Further cred comes via Kruszewski’s squad of equally on-the-come-up pals and collaborators, from hot-right-now trans model Hari Nef, who appears in Vejas’s fall ’16 lookbook, to stylist Marcus Cuffie, whose work appears regularly in cult art mag The Editorial Magazine, to Matt Holmes, who Kruszewski describes as a “multi-hyphenate-photographer-stylist-student-muse” and who recently styled mega-producer Metro Boomin for The Fader’s April-May cover. When I ask how he met these friends, his response is “on the Internet,” by which he means Tumblr, Instagram and Facebook. “Meeting people online is very nebulous these days,” he explains. “It’s like, ‘Oh, you look cool—let’s hang out.’” As it turns out, even Emme (a former stylist, model booker and buyer from Edmonton) started out as an Internet friend (“we met on Tumblr”) before she moved to Toronto in October 2015 and ending up accidentally joining the company. “I was staying with Vejas at the time and followed him to work one day,” she says. “I walked in, looked around and was like, ‘This is a mess—you need my help,’ and pretty much never stopped coming in.”
Kruszewski’s inexperience and post-millennial approach only add to the appeal of his meticulously crafted garments and ability to imbue the most utilitarian of pieces with haute cool factor. The old formula of fashion school, plus internship, plus work under so-and-so designer at such-and-such a brand suddenly seems utterly predictable. Kruszewski sees fashion differently, and in an industry where the young and new rule, what could be more exciting than a 19-year-old self-taught wunderkind?
And while Kruszewski’s path may seem as accidental as the way he befriended his online crew, it’s actually the most organic and charming rise to success I’ve ever come across.
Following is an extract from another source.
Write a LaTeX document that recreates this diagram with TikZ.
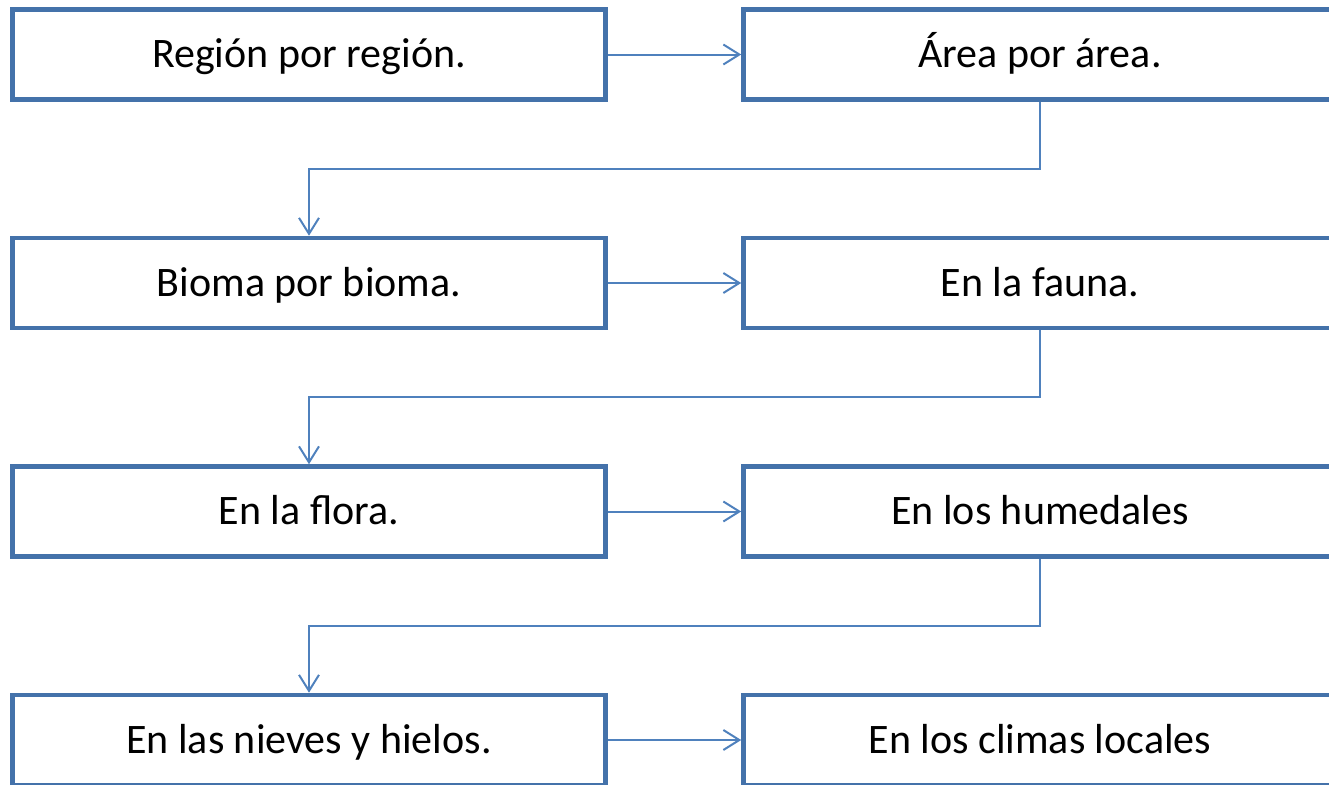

These days, between prepping for the LVMH final in Paris (the candidates will pitch their businesses to a jury of LVMH designers, including Karl Lagerfeld, Nicolas Ghesquière, Marc Jacobs and Phoebe Philo; the winner will be announced June 16), filling orders (Simons and Nordstrom are new stockists for fall) and managing interview requests, Kruszewski is too busy IRL to spend much time on Facebook anymore. “I was definitely searching for like-minded people at the time, but I feel like I’ve found that now,” he says. “In high school it was about using the Internet to explore my identity and construct my own reality—I don’t need that fantasy anymore. I have the brand now. I can just create it.”